(no title)
iknownothow | 1 year ago
The author is speculating about an embedding model but in reality they're speculating about the image-tokenizer.
If I'm not wrong the text tokenizer Tiktoken has a dictionary size of 50k. The image tokenizer could have a very large dictionary size or a very small dictionary size. The 170 tokens this image tokenizer generates might actually have repeating tokens!

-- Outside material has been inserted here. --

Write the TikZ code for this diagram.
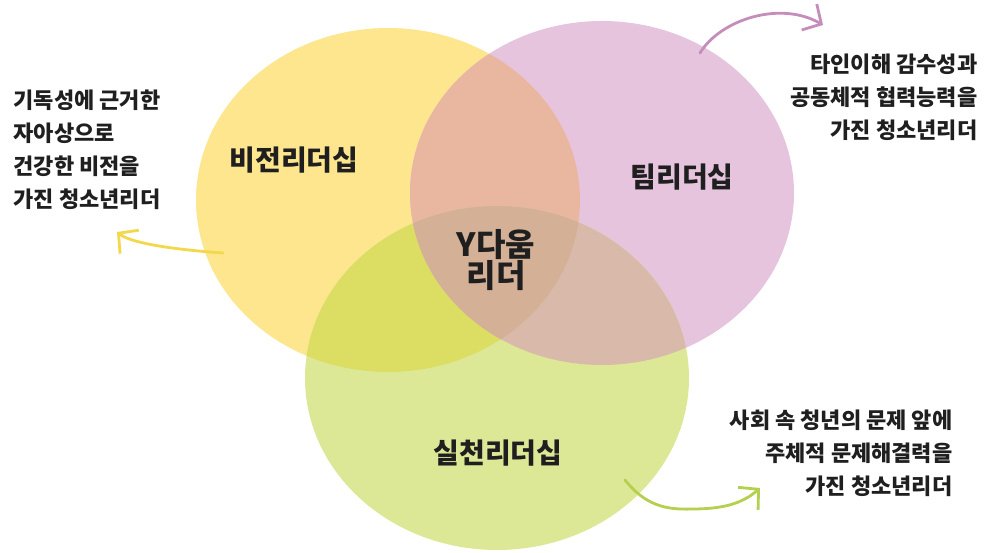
\documentclass[tikz,border=0pt]{standalone}
\usepackage{fontspec}
\newfontfamily\kr{Noto Sans CJK KR}
\usetikzlibrary{arrows.meta,positioning}
\usetikzlibrary{calc}

\definecolor{visfill}{RGB}{253,230,142}
\definecolor{teamfill}{RGB}{230,196,222}
\definecolor{actfill}{RGB}{221,232,150}
\definecolor{vtfill}{RGB}{233,183,160}
\definecolor{vafill}{RGB}{220,222,100}
\definecolor{tafill}{RGB}{217,185,170}
\definecolor{allfill}{RGB}{212,176,150}
\definecolor{visline}{RGB}{242,216,74}
\definecolor{teamline}{RGB}{197,141,185}
\definecolor{actline}{RGB}{181,207,78}

\tikzset{
  ring/.style={x radius=192pt, y radius=172pt},
  circname/.style={font=\kr\bfseries\fontsize{28}{30}\selectfont, text=black!88},
  desc/.style={font=\kr\bfseries\fontsize{22}{33}\selectfont, text=black!88},
  curlarrow/.style={line width=2.8pt, line cap=round, -{Straight Barb[length=14pt,width=30pt]}}
}

\begin{document}
\begin{tikzpicture}[x=1pt,y=-1pt]
\useasboundingbox (0,0) rectangle (989,553);

\coordinate (vis) at (388,200);
\coordinate (team) at (602,193);
\coordinate (act) at (497,378);

\fill[visfill] (vis) ellipse [ring];
\fill[teamfill] (team) ellipse [ring];
\fill[actfill] (act) ellipse [ring];

\begin{scope}
\clip (vis) ellipse [ring];
\fill[vtfill] (team) ellipse [ring];
\fill[vafill] (act) ellipse [ring];
\end{scope}

\begin{scope}
\clip (team) ellipse [ring];
\fill[tafill] (act) ellipse [ring];
\clip (vis) ellipse [ring];
\fill[allfill] (act) ellipse [ring];
\end{scope}

\node[circname] (visname) at (294,160) {비전리더십};
\node[circname] (teamname) at (682,177) {팀리더십};
\node[circname] (actname) at (498,453) {실천리더십};
\node[circname, font=\kr\bfseries\fontsize{32}{28}\selectfont, align=center] (core) at (496,260) {Y다움\\리더};

\node[desc, anchor=west, align=left] (visdesc) at (10,150) {기독성에 근거한\\자아상으로\\건강한 비전을\\가진 청소년리더};
\node[desc, anchor=east, align=right] (teamdesc) at (981,97) {타인이해 감수성과\\공동체적 협력능력을\\가진 청소년리더};
\node[desc, anchor=east, align=right] (actdesc) at (956,453) {사회 속 청년의 문제 앞에\\주체적 문제해결력을\\가진 청소년리더};

\coordinate (visfrom) at (223,253);
\coordinate (visto) at (117,232);
\coordinate (teamfrom) at (700,53);
\coordinate (teamto) at (823,25);
\coordinate (actfrom) at (625,480);
\coordinate (actto) at (760,488);

\draw[curlarrow, visline] (visfrom) .. controls (180,250) and (132,244) .. (visto);
\draw[curlarrow, teamline] (teamfrom) .. controls (720,20) and (780,0) .. (teamto);
\draw[curlarrow, actline] (actfrom) .. controls (645,505) and (665,510) .. (692,509) .. controls (722,509) and (742,504) .. (actto);
\end{tikzpicture}
\end{document}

EDIT: PS. What I meant to say was that input embeddings do not come from another trained model. Tokens come from other trained models. The input embedding matrix undergoes back propagation (learning). This is very important. This allows the model to move the embeddings of the tokens together or apart as it sees fit. If you use embeddings from another model as input embeddings, you're basically adding noise.
iknownothow|1 year ago
But why only choose 13x13 + 1? :(
I'm willing to bet that the author's conclusion of embeddings coming from CNNs is wrong. However, I cannot get the 13x13 + 1 observation out my head though. He's definitely hit on something there. I'm with them that there is very likely a CNN involved. And I'm going to put my bet on the final filters and kernel are the visual vocabulary.
And how do you go from 50k convolutional kernels (think tokens) to always 170 chosen tokens for any image? I don't know...
kolinko|1 year ago
iknownothow|1 year ago
If the external-model also undergoes training along with the model then I think that might work.